Some of the most striking images on display during the evening were Talbot Rice’s portraits of Xander Parish, a British ballet dancer and a soloist in the Mariinsky Ballet – the first Brit to ever dance with the company. Similarly, Talbot Rice is the first British artist to be invited to paint the Mariinsky’s dancers. Parish, who was in attendance at the private view, reminisced with Talbot Rice about sitting – or dancing, as was the case – for one mesmerizing portrait of him and Victoria Tereshkina, dancing a duet in “Swan Lake,” in which their figures appear to radiate out from the inky background.
In honour of Talbot Rice’s affinity for Russia– the artist had also studied at St. Petersburg’s Repin Academy, where he is an honorary professor - His Excellency Alexander Yakovenko, the Russian ambassador to London, turned out for the private view at Huntsman.

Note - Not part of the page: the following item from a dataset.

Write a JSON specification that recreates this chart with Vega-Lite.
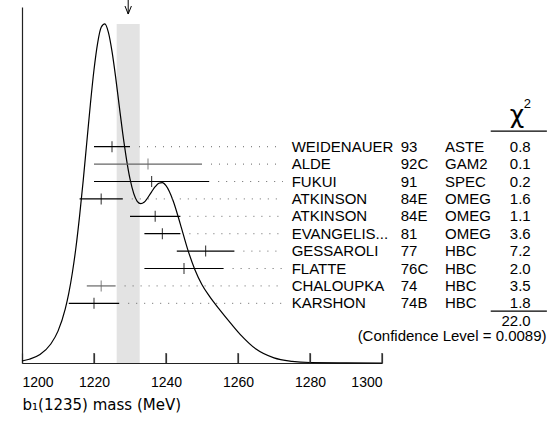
{
  "$schema": "https://vega.github.io/schema/vega-lite/v6.json",
  "width": 360,
  "height": 356,
  "autosize": {"type": "none"},
  "padding": {"left": 22, "top": 7, "right": 165, "bottom": 62},
  "background": "white",
  "config": {"view": {"stroke": null}, "font": "Liberation Sans"},
  "datasets": {
    "curve": [
      {"m": 1200, "h": 0.006}, {"m": 1202, "h": 0.011}, {"m": 1205, "h": 0.025}, {"m": 1208, "h": 0.056},
      {"m": 1210, "h": 0.094}, {"m": 1212, "h": 0.159}, {"m": 1213, "h": 0.206}, {"m": 1214, "h": 0.267},
      {"m": 1215, "h": 0.342}, {"m": 1216, "h": 0.434}, {"m": 1217, "h": 0.538}, {"m": 1218, "h": 0.651},
      {"m": 1219, "h": 0.764}, {"m": 1220, "h": 0.865}, {"m": 1221, "h": 0.943}, {"m": 1222, "h": 0.99},
      {"m": 1223, "h": 1.0}, {"m": 1224, "h": 0.975}, {"m": 1225, "h": 0.919}, {"m": 1226, "h": 0.844},
      {"m": 1227, "h": 0.759}, {"m": 1228, "h": 0.676}, {"m": 1230, "h": 0.543}, {"m": 1232, "h": 0.477},
      {"m": 1233, "h": 0.47}, {"m": 1234, "h": 0.475}, {"m": 1236, "h": 0.505}, {"m": 1237, "h": 0.52},
      {"m": 1238, "h": 0.53}, {"m": 1239, "h": 0.532}, {"m": 1240, "h": 0.523}, {"m": 1242, "h": 0.478},
      {"m": 1244, "h": 0.409}, {"m": 1246, "h": 0.336}, {"m": 1248, "h": 0.276}, {"m": 1250, "h": 0.231},
      {"m": 1252, "h": 0.198}, {"m": 1255, "h": 0.156}, {"m": 1258, "h": 0.117}, {"m": 1261, "h": 0.08},
      {"m": 1265, "h": 0.041}, {"m": 1270, "h": 0.015}, {"m": 1275, "h": 0.005}, {"m": 1280, "h": 0.0014},
      {"m": 1290, "h": 0.0004}, {"m": 1300, "h": 0.0}
    ],
    "fit": [{"value": 1229.5, "lo": 1226.3, "hi": 1232.7}],
    "gridmarks": [{"t": 1220}, {"t": 1240}, {"t": 1260}, {"t": 1280}, {"t": 1300}],
    "meas": [
      {"row": 10, "name": "WEIDENAUER", "ref": "93", "exp": "ASTE", "chi": 0.8, "val": 1225, "lo": 1220, "hi": 1230},
      {"row": 9, "name": "ALDE", "ref": "92C", "exp": "GAM2", "chi": 0.1, "val": 1235, "lo": 1220, "hi": 1250},
      {"row": 8, "name": "FUKUI", "ref": "91", "exp": "SPEC", "chi": 0.2, "val": 1236, "lo": 1220, "hi": 1252},
      {"row": 7, "name": "ATKINSON", "ref": "84E", "exp": "OMEG", "chi": 1.6, "val": 1222, "lo": 1216, "hi": 1228},
      {"row": 6, "name": "ATKINSON", "ref": "84E", "exp": "OMEG", "chi": 1.1, "val": 1237, "lo": 1230, "hi": 1244},
      {"row": 5, "name": "EVANGELIS...", "ref": "81", "exp": "OMEG", "chi": 3.6, "val": 1239, "lo": 1234, "hi": 1244},
      {"row": 4, "name": "GESSAROLI", "ref": "77", "exp": "HBC", "chi": 7.2, "val": 1251, "lo": 1243, "hi": 1259},
      {"row": 3, "name": "FLATTE", "ref": "76C", "exp": "HBC", "chi": 2.0, "val": 1245, "lo": 1234, "hi": 1256},
      {"row": 2, "name": "CHALOUPKA", "ref": "74", "exp": "HBC", "chi": 3.5, "val": 1222, "lo": 1218, "hi": 1226},
      {"row": 1, "name": "KARSHON", "ref": "74B", "exp": "HBC", "chi": 1.8, "val": 1220, "lo": 1213, "hi": 1227}
    ],
    "totals": [{"total": "22.0", "cl": "(Confidence Level = 0.0089)", "head": "χ", "sup": "2"}]
  },
  "layer": [
    {
      "resolve": {"axis": {"x": "independent"}},
      "layer": [
        {
          "data": {"name": "fit"},
          "mark": {"type": "rect", "color": "#e3e3e3"},
          "encoding": {
            "x": {
              "field": "lo", "type": "quantitative",
              "scale": {"domain": [1200, 1300], "nice": false, "zero": false},
              "axis": {
                "orient": "top", "offset": -356, "values": [1200, 1220, 1240, 1260, 1280, 1300],
                "labels": false, "domain": false, "grid": false, "ticks": true, "tickSize": 10,
                "tickColor": "#333", "tickWidth": 1.2, "title": null
              }
            },
            "x2": {"field": "hi"},
            "y": {"datum": 0, "type": "quantitative", "scale": {"domain": [0, 1.05], "nice": false}},
            "y2": {"datum": 1.0}
          }
        },
        {
          "data": {"name": "curve"},
          "mark": {"type": "line", "color": "#000", "strokeWidth": 1.2, "interpolate": "monotone"},
          "encoding": {
            "x": {
              "field": "m", "type": "quantitative",
              "scale": {"domain": [1200, 1300], "nice": false, "zero": false},
              "axis": {
                "orient": "bottom",
                "values": [1200, 1220, 1240, 1260, 1280, 1300], "format": "d",
                "grid": false, "ticks": false,
                "domainColor": "#222", "domainWidth": 1.2,
                "labelFontSize": 14, "labelColor": "#000", "labelPadding": 12,
                "labelFont": "Liberation Sans",
                "title": "b₁(1235) mass (MeV)", "titleFont": "DejaVu Sans", "titleFontWeight": "normal",
                "titleFontSize": 15, "titleColor": "#000",
                "titleAnchor": "start", "titleAlign": "left", "titleX": 0, "titleY": 41, "titleBaseline": "middle"
              }
            },
            "y": {
              "field": "h", "type": "quantitative",
              "scale": {"domain": [0, 1.05], "nice": false},
              "axis": {"ticks": false, "labels": false, "grid": false, "title": null, "domainColor": "#222", "domainWidth": 1.2}
            }
          }
        },
        {
          "data": {"name": "fit"},
          "mark": {"type": "rule", "color": "#000", "strokeWidth": 1},
          "encoding": {
            "x": {"field": "value", "type": "quantitative", "axis": null},
            "y": {"datum": 1.0706, "type": "quantitative"},
            "y2": {"datum": 1.0293}
          }
        },
        {
          "data": {"name": "fit"},
          "mark": {"type": "point", "shape": "M-0.8,-1L0,1L0.8,-1", "filled": false, "stroke": "#000", "strokeWidth": 1, "size": 64, "opacity": 1},
          "encoding": {
            "x": {"field": "value", "type": "quantitative", "axis": null},
            "y": {"datum": 1.0411, "type": "quantitative"}
          }
        },
        {
          "data": {"name": "gridmarks"},
          "mark": {"type": "rule", "color": "#333", "strokeWidth": 1.2},
          "encoding": {
            "x": {"field": "t", "type": "quantitative", "axis": null},
            "y": {"datum": 0, "type": "quantitative"},
            "y2": {"datum": 0.0295}
          }
        }
      ]
    },
    {
      "data": {"name": "meas"},
      "encoding": {
        "y": {"field": "row", "type": "quantitative", "scale": {"domain": [-2.43, 18.03], "nice": false, "zero": false}, "axis": null}
      },
      "layer": [
        {
          "mark": {"type": "rule", "strokeDash": [1, 7], "color": "#666", "strokeWidth": 1, "xOffset": 9},
          "encoding": {
            "x": {"field": "hi", "type": "quantitative", "axis": null},
            "x2": {"datum": 1272.5}
          }
        },
        {
          "mark": {"type": "rule", "strokeWidth": 1.2},
          "encoding": {
            "x": {"field": "lo", "type": "quantitative", "axis": null},
            "x2": {"field": "hi"},
            "color": {"condition": {"test": "datum.name === 'ALDE' || datum.name === 'CHALOUPKA'", "value": "#666"}, "value": "#000"}
          }
        },
        {
          "mark": {"type": "tick", "orient": "vertical", "size": 11, "thickness": 1.2},
          "encoding": {
            "x": {"field": "val", "type": "quantitative", "axis": null},
            "color": {"condition": {"test": "datum.name === 'ALDE' || datum.name === 'CHALOUPKA'", "value": "#666"}, "value": "#000"}
          }
        },
        {
          "mark": {"type": "text", "align": "left", "baseline": "middle", "fontSize": 15, "color": "#000"},
          "encoding": {"x": {"datum": 1274.9, "type": "quantitative", "axis": null}, "text": {"field": "name"}}
        },
        {
          "mark": {"type": "text", "align": "left", "baseline": "middle", "fontSize": 15, "color": "#000"},
          "encoding": {"x": {"datum": 1305.2, "type": "quantitative", "axis": null}, "text": {"field": "ref"}}
        },
        {
          "mark": {"type": "text", "align": "left", "baseline": "middle", "fontSize": 15, "color": "#000"},
          "encoding": {"x": {"datum": 1317.5, "type": "quantitative", "axis": null}, "text": {"field": "exp"}}
        },
        {
          "mark": {"type": "text", "align": "right", "baseline": "middle", "fontSize": 15, "color": "#000"},
          "encoding": {"x": {"datum": 1341.3, "type": "quantitative", "axis": null}, "text": {"field": "chi", "format": ".1f"}}
        }
      ]
    },
    {
      "data": {"name": "totals"},
      "layer": [
        {
          "mark": {"type": "text", "align": "right", "baseline": "middle", "fontSize": 15, "color": "#000"},
          "encoding": {
            "x": {"datum": 1341.3, "type": "quantitative", "axis": null},
            "y": {"datum": 0, "type": "quantitative", "scale": {"domain": [-2.43, 18.03], "nice": false, "zero": false}, "axis": null},
            "text": {"field": "total"}
          }
        },
        {
          "mark": {"type": "text", "align": "right", "baseline": "middle", "fontSize": 15, "color": "#000"},
          "encoding": {
            "x": {"datum": 1345.7, "type": "quantitative", "axis": null},
            "y": {"datum": -0.88, "type": "quantitative", "axis": null},
            "text": {"field": "cl"}
          }
        },
        {
          "mark": {"type": "rule", "color": "#000", "strokeWidth": 1.2},
          "encoding": {
            "x": {"datum": 1330.2, "type": "quantitative", "axis": null},
            "x2": {"datum": 1345.8},
            "y": {"datum": 0.557, "type": "quantitative", "axis": null}
          }
        },
        {
          "mark": {"type": "rule", "color": "#000", "strokeWidth": 1.2},
          "encoding": {
            "x": {"datum": 1330.2, "type": "quantitative", "axis": null},
            "x2": {"datum": 1345.8},
            "y": {"datum": 10.9, "type": "quantitative", "axis": null}
          }
        },
        {
          "mark": {"type": "text", "align": "center", "baseline": "alphabetic", "fontSize": 25, "font": "DejaVu Sans", "color": "#000"},
          "encoding": {
            "x": {"datum": 1337.5, "type": "quantitative", "axis": null},
            "y": {"datum": 11.36, "type": "quantitative", "axis": null},
            "text": {"field": "head"}
          }
        },
        {
          "mark": {"type": "text", "align": "left", "baseline": "alphabetic", "fontSize": 13, "color": "#000"},
          "encoding": {
            "x": {"datum": 1339.4, "type": "quantitative", "axis": null},
            "y": {"datum": 12.25, "type": "quantitative", "axis": null},
            "text": {"field": "sup"}
          }
        }
      ]
    }
  ],
  "resolve": {"scale": {"y": "independent"}}
}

So too did Cardinal Vincent Nichols, the Archbishop of Westminster – another of Rice’s subjects – along with Lord Harry Dalmeny, the chairman of Sotheby’s UK and Sir Michael Oliver, a former mayor of London, Prince Albert Esiri of Nigeria, and adventuring twins Hugo and Ross Turner.
As the crowd took in the paintings, Fred Campbell of Cock & Tail mixed Mint Juleps and vodka tonics infused with lemongrass and thyme for the guests, as they grazed on saffron arancini, gazpacho shots, and salmon tartare.
And alongside gracing Huntsman’s walls, one of Talbot Rice’s paintings will also be rendered as a silk lining inside a Huntsman jacket. Huntsman has donated one of its bespoke jackets to an auction at an October ball to benefit The Hub Hong Kong, a charity for disadvantaged children, at which Rice and some of the Mariinsky dancers will be special guests. To mark that partnership, the Huntsman jacket will be lined with a print of the painting, creating a one-off, work of art.